Las colinas y los valles

¿Cómo podemos preparar la venida del Señor a nuestras vidas? Mediante la escucha de la predicación y la penitencia. El que predica la Palabra del Señor, como Isaías y Juan el Bautista, hace rectos los senderos posibilitando que esa Palabra llegue al corazón de los oyentes para penetrarlos con la fuerza de la gracia e ilustrarlos con la luz de la verdad.

 

La predicación es un anuncio de consuelo y de alegría: “Consolad, consolad a mi pueblo, dice vuestro Dios; hablad al corazón de Jerusalén” (Is 40,1). El contenido de este anuncio es la alegría causada por la presencia de Dios: “aquí está vuestro Dios. Mirad: Dios, el Señor, llega con fuerza, su brazo domina” (Is 40,9-10).

 

Juan el Bautista, que - como dice San Jerónimo - es el amigo del Esposo que conduce a la Esposa a Cristo, es la voz que grita en el desierto llamando a preparar el camino al Señor, predicando la conversión, anunciando la llegada del “que puede más que yo” (Mc 1,7).

 

La predicación de la Palabra de Dios es la proclamación del “Evangelio de Jesucristo, Hijo de Dios” (Mc 1,1).

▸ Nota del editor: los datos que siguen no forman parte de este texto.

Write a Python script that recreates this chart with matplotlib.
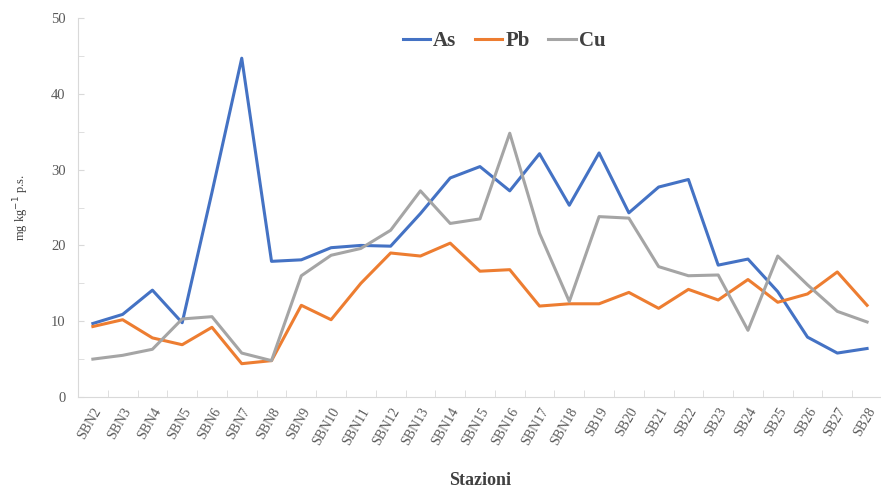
import matplotlib.pyplot as plt
from matplotlib.ticker import MultipleLocator, FixedLocator

# stations and concentrations (mg/kg p.s.)
stazioni = ["SBN2", "SBN3", "SBN4", "SBN5", "SBN6", "SBN7", "SBN8", "SBN9", "SBN10",
            "SBN11", "SBN12", "SBN13", "SBN14", "SBN15", "SBN16", "SBN17", "SBN18",
            "SB19", "SB20", "SB21", "SB22", "SB23", "SB24", "SB25", "SB26", "SB27", "SB28"]
As = [9.7, 10.9, 14.1, 9.8, 27.0, 44.7, 17.9, 18.1, 19.7, 20.0, 19.9, 24.2, 28.9, 30.4,
      27.2, 32.1, 25.3, 32.2, 24.3, 27.7, 28.7, 17.4, 18.2, 13.9, 7.9, 5.8, 6.4]
Pb = [9.3, 10.2, 7.8, 6.9, 9.2, 4.4, 4.8, 12.1, 10.2, 15.0, 19.0, 18.6, 20.3, 16.6,
      16.8, 12.0, 12.3, 12.3, 13.8, 11.7, 14.2, 12.8, 15.5, 12.5, 13.6, 16.5, 12.1]
Cu = [5.0, 5.5, 6.3, 10.3, 10.6, 5.8, 4.8, 16.0, 18.7, 19.6, 22.0, 27.2, 22.9, 23.5,
      34.8, 21.6, 12.6, 23.8, 23.6, 17.2, 16.0, 16.1, 8.8, 18.6, 14.8, 11.3, 9.9]

plt.rcParams['font.family'] = ['Liberation Serif', 'DejaVu Serif']

fig = plt.figure(figsize=(8.81, 4.91), dpi=100)
ax = fig.add_axes([0.0885, 0.1914, 0.9126, 0.7719])

x = range(len(stazioni))
ax.plot(x, As, color="#4472C4", lw=2.2, label="As")
ax.plot(x, Pb, color="#ED7D31", lw=2.2, label="Pb")
ax.plot(x, Cu, color="#A5A5A5", lw=2.2, label="Cu")

ax.set_xlim(-0.5, len(stazioni) - 0.5)
ax.set_ylim(0, 50)
ax.yaxis.set_major_locator(MultipleLocator(10))
ax.yaxis.set_minor_locator(MultipleLocator(5))

ax.set_xticks(list(x))
ax.set_xticklabels(stazioni, rotation=60, ha="right", rotation_mode="anchor",
                   fontsize=10, color="#595959")
ax.xaxis.set_minor_locator(FixedLocator([i - 0.5 for i in range(len(stazioni) + 1)]))
ax.tick_params(axis="x", which="major", length=0, pad=6)
ax.tick_params(axis="x", which="minor", direction="in", length=5, color="#D9D9D9")
ax.tick_params(axis="y", which="both", direction="in", length=4, color="#D9D9D9",
               labelsize=10.5, labelcolor="#595959", pad=9)

for s in ["top", "right"]:
    ax.spines[s].set_visible(False)
ax.spines["left"].set_color("#D9D9D9")
ax.spines["bottom"].set_color("#D9D9D9")

ax.set_ylabel("mg kg$^{-1}$ p.s.", fontsize=9, color="#404040", labelpad=14)
ax.set_xlabel("Stazioni", fontsize=13, fontweight="bold", color="#404040", labelpad=18)

leg = ax.legend(loc="upper center", bbox_to_anchor=(0.53, 1.015), ncol=3, frameon=False,
                prop={"size": 15, "weight": "bold"}, handlelength=1.3,
                handletextpad=0.15, columnspacing=0.9)
for t in leg.get_texts():
    t.set_color("#404040")

fig.savefig("out.png", dpi=100)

El Evangelio es la “Buena Noticia” que tiene como objeto central la persona misma de Jesús, Mesías e Hijo de Dios. Jesús es la palabra definitiva que Dios dice a la humanidad: “El Hijo mismo es la Palabra, el Logos […] Ahora, la Palabra no solo se puede oír, no solo tiene una voz, sino que tiene un rostro que podemos ver: Jesús de Nazaret” (Benedicto XVI, Verbum Domini, 12).